What you have to do »
From the listing below, extract each line containing the string "script".

[Records from a data source]

* * * * * * *

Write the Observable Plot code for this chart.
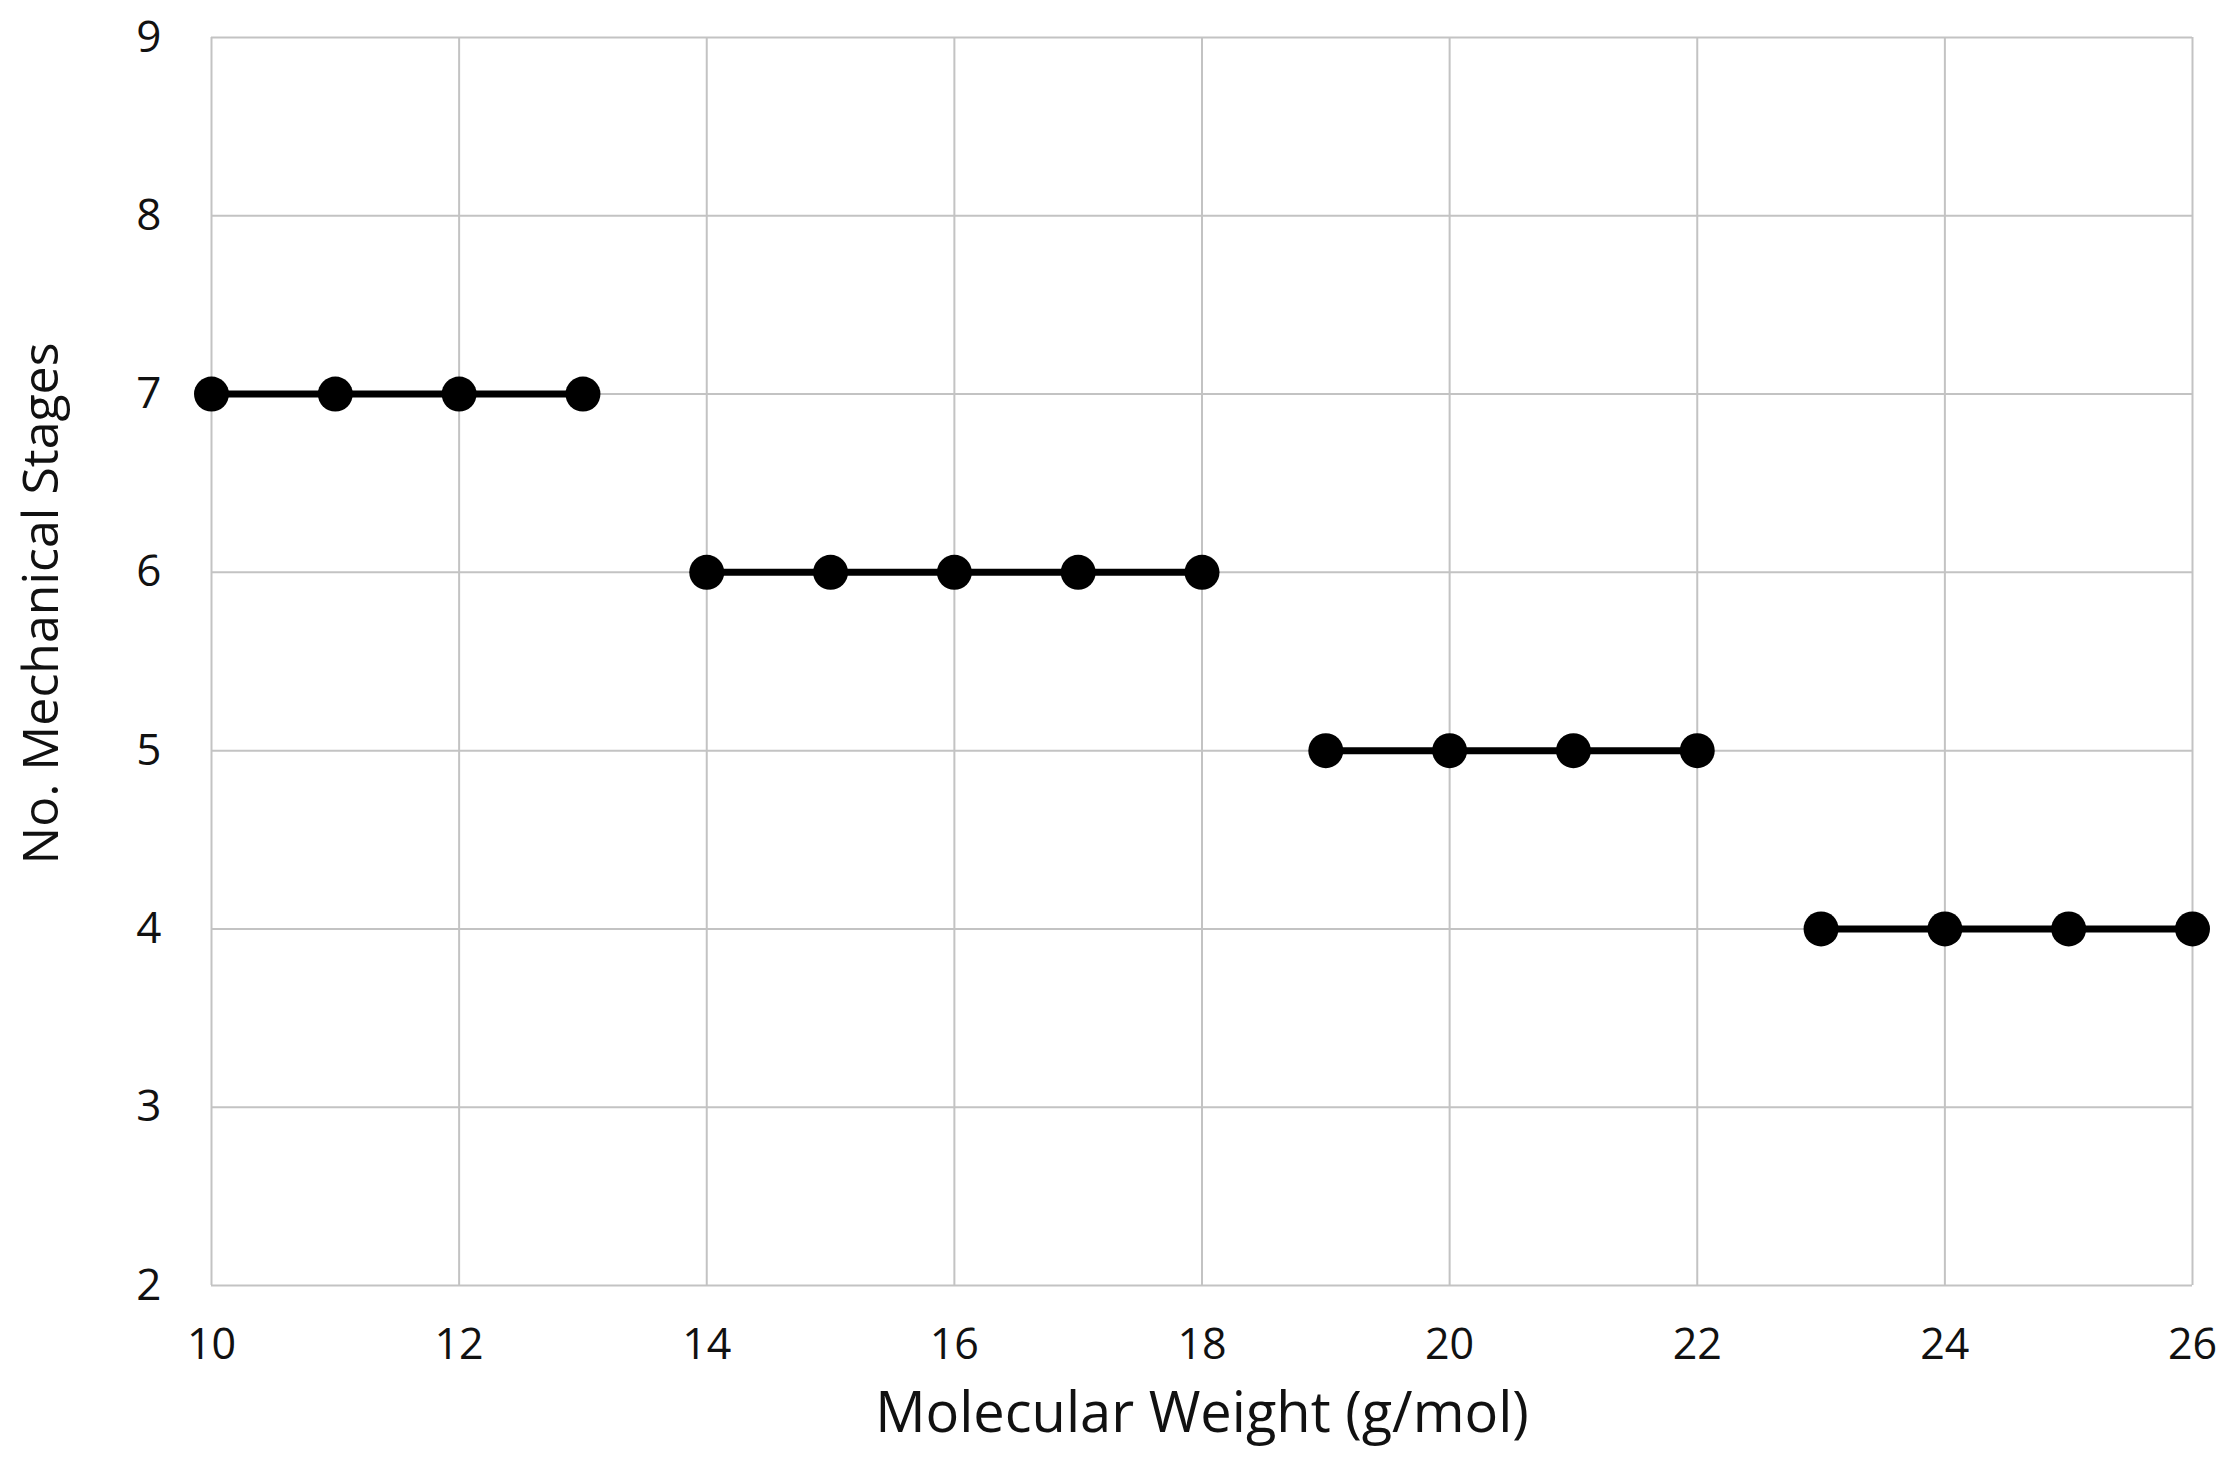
<!DOCTYPE html>
<html>
<head>
<meta charset="utf-8">
<script src="https://cdn.jsdelivr.net/npm/d3@7"></script>
<script src="https://cdn.jsdelivr.net/npm/@observablehq/plot@0.6"></script>
<style>
  html, body { margin: 0; padding: 0; background: #ffffff; }
  #chart { width: 2230px; height: 1459px; }
</style>
</head>
<body>
<div id="chart"></div>
<script>
// Data
const molecularWeight = [10, 11, 12, 13, 14, 15, 16, 17, 18, 19, 20, 21, 22, 23, 24, 25, 26];
const mechanicalStages = [7, 7, 7, 7, 6, 6, 6, 6, 6, 5, 5, 5, 5, 4, 4, 4, 4];
const xTicks = [10, 12, 14, 16, 18, 20, 22, 24, 26];
const yTicks = [2, 3, 4, 5, 6, 7, 8, 9];
const xTitle = "Molecular Weight (g/mol)";
const yTitle = "No. Mechanical Stages";

const data = molecularWeight.map((x, i) => ({x, y: mechanicalStages[i]}));

const font = "'Open Sans', 'DejaVu Sans', sans-serif";
const grid = "#c3c3c3";

const chart = Plot.plot({
  width: 2230,
  height: 1459,
  marginLeft: 211,
  marginRight: 38,
  marginTop: 37,
  marginBottom: 174,
  style: {background: "#ffffff", fontFamily: font, color: "#111111"},
  x: {domain: [10, 26]},
  y: {domain: [2, 9]},
  marks: [
    Plot.ruleX(xTicks, {stroke: grid, strokeWidth: 2}),
    Plot.ruleY(yTicks, {stroke: grid, strokeWidth: 2}),
    Plot.axisX(xTicks, {tickSize: 0, tickPadding: 43, fontSize: 43, fontFamily: font, label: null, tickFormat: d => String(d)}),
    Plot.axisY(yTicks, {tickSize: 0, tickPadding: 50, fontSize: 44, fontFamily: font, label: null, tickFormat: d => String(d)}),
    Plot.line(data, {x: "x", y: "y", z: "y", stroke: "#000000", strokeWidth: 7}),
    Plot.dot(data, {x: "x", y: "y", r: 17.5, fill: "#000000", stroke: "none"}),
    Plot.text([xTitle], {frameAnchor: "bottom", textAnchor: "middle", text: d => d, dy: 129, fontSize: 56, fontFamily: font, fill: "#111111", lineAnchor: "middle"}),
    Plot.text([yTitle], {frameAnchor: "left", textAnchor: "middle", text: d => d, dx: -170, dy: -58, rotate: -90, fontSize: 50, fontFamily: font, fill: "#111111", lineAnchor: "middle"})
  ]
});

document.getElementById("chart").appendChild(chart);
</script>
</body>
</html>
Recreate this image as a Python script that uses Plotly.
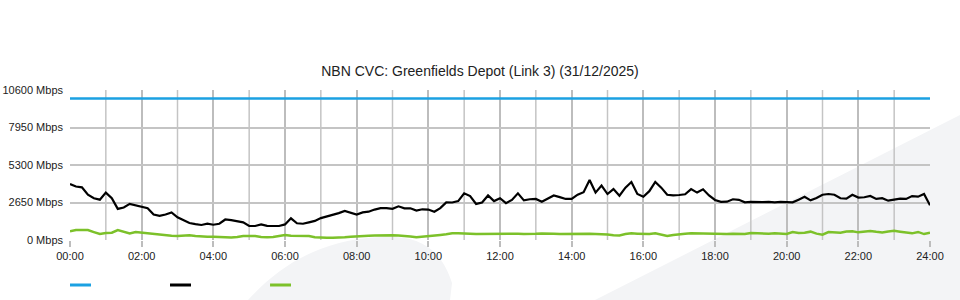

* * * * * * *

Problem solution »
<script src="https://cdn.jsdelivr.net/npm/d3@7"></script>
<script src="https://cdn.jsdelivr.net/npm/@observablehq/plot@0.6"></script>
<script>
</script>
Recreate this image as a Python script that uses Plotly.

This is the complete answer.